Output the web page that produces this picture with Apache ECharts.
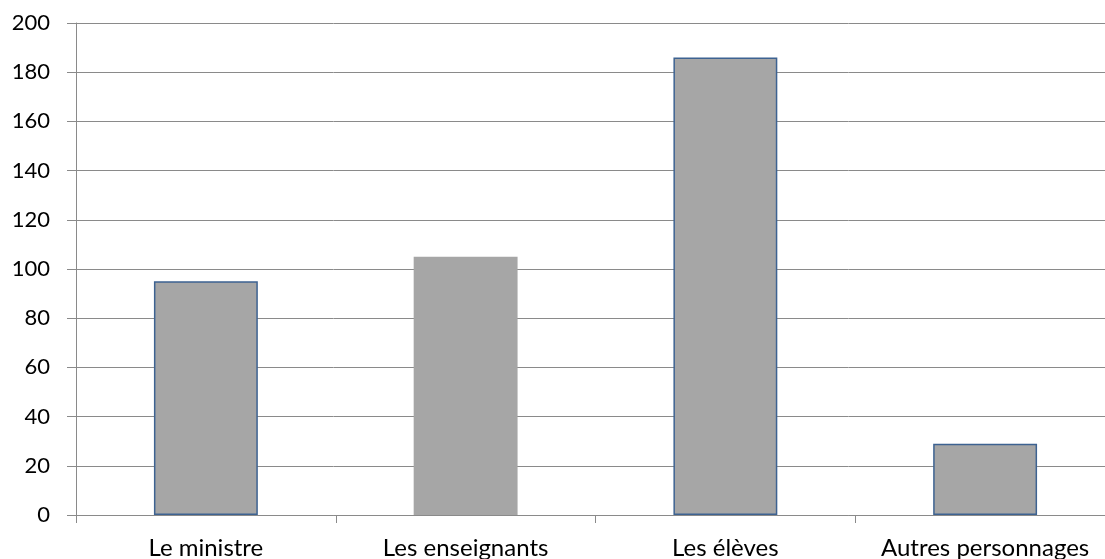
<!DOCTYPE html>
<html>
<head>
<meta charset="utf-8">
<script src="https://cdn.jsdelivr.net/npm/echarts@6/dist/echarts.min.js"></script>
<style>html,body{margin:0;padding:0;background:#fff}#c{width:1105px;height:559px}</style>
</head>
<body>
<div id="c"></div>
<script>
const categories = ['Le ministre', 'Les enseignants', 'Les élèves', 'Autres personnages'];
const values = [95, 105, 186, 29];
const bordered = [true, false, true, true];

const chart = echarts.init(document.getElementById('c'), null, {renderer: 'canvas'});
const gridColor = '#8a8a8a';
chart.setOption({
  animation: false,
  backgroundColor: '#ffffff',
  grid: {left: 76, width: 1039, top: 23, height: 492, containLabel: false, outerBoundsMode: 'none'},
  xAxis: {
    type: 'category',
    data: categories,
    boundaryGap: true,
    axisLine: {show: true, lineStyle: {color: gridColor, width: 1}},
    axisTick: {show: true, length: 8, alignWithLabel: false, lineStyle: {color: gridColor}},
    axisLabel: {color: '#000', fontFamily: 'Lato', fontSize: 24, margin: 21, interval: 0}
  },
  yAxis: {
    type: 'value',
    min: 0, max: 200, interval: 20,
    axisLine: {show: true, lineStyle: {color: gridColor, width: 1}},
    axisTick: {show: true, length: 9, lineStyle: {color: gridColor}},
    splitLine: {show: true, lineStyle: {color: gridColor, width: 1}},
    axisLabel: {color: '#000', fontFamily: 'Lato', fontSize: 22, margin: 26}
  },
  series: [{
    type: 'bar',
    barWidth: '40%',
    data: values.map((v, i) => ({
      value: v,
      itemStyle: {
        color: '#a6a6a6',
        borderColor: bordered[i] ? '#3d6291' : '#a6a6a6',
        borderWidth: bordered[i] ? 1.5 : 0
      }
    }))
  }]
});
</script>
</body>
</html>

════════════════════

▸ **Written task**: Would you set down the listing exactly, omitting pictures?

▸ **Task response**:
Output the web page that produces this picture with Apache ECharts.
<!DOCTYPE html>
<html>
<head>
<meta charset="utf-8">
<script src="https://cdn.jsdelivr.net/npm/echarts@6/dist/echarts.min.js"></script>
<style>html,body{margin:0;padding:0;background:#fff}#c{width:1105px;height:559px}</style>
</head>
<body>
<div id="c"></div>
<script>
const categories = ['Le ministre', 'Les enseignants', 'Les élèves', 'Autres personnages'];
const values = [95, 105, 186, 29];
const bordered = [true, false, true, true];

const chart = echarts.init(document.getElementById('c'), null, {renderer: 'canvas'});
const gridColor = '#8a8a8a';
chart.setOption({
  animation: false,
  backgroundColor: '#ffffff',
  grid: {left: 76, width: 1039, top: 23, height: 492, containLabel: false, outerBoundsMode: 'none'},
  xAxis: {
    type: 'category',
    data: categories,
    boundaryGap: true,
    axisLine: {show: true, lineStyle: {color: gridColor, width: 1}},
    axisTick: {show: true, length: 8, alignWithLabel: false, lineStyle: {color: gridColor}},
    axisLabel: {color: '#000', fontFamily: 'Lato', fontSize: 24, margin: 21, interval: 0}
  },
  yAxis: {
    type: 'value',
    min: 0, max: 200, interval: 20,
    axisLine: {show: true, lineStyle: {color: gridColor, width: 1}},
    axisTick: {show: true, length: 9, lineStyle: {color: gridColor}},
    splitLine: {show: true, lineStyle: {color: gridColor, width: 1}},
    axisLabel: {color: '#000', fontFamily: 'Lato', fontSize: 22, margin: 26}
  },
  series: [{
    type: 'bar',
    barWidth: '40%',
    data: values.map((v, i) => ({
      value: v,
      itemStyle: {
        color: '#a6a6a6',
        borderColor: bordered[i] ? '#3d6291' : '#a6a6a6',
        borderWidth: bordered[i] ? 1.5 : 0
      }
    }))
  }]
});
</script>
</body>
</html>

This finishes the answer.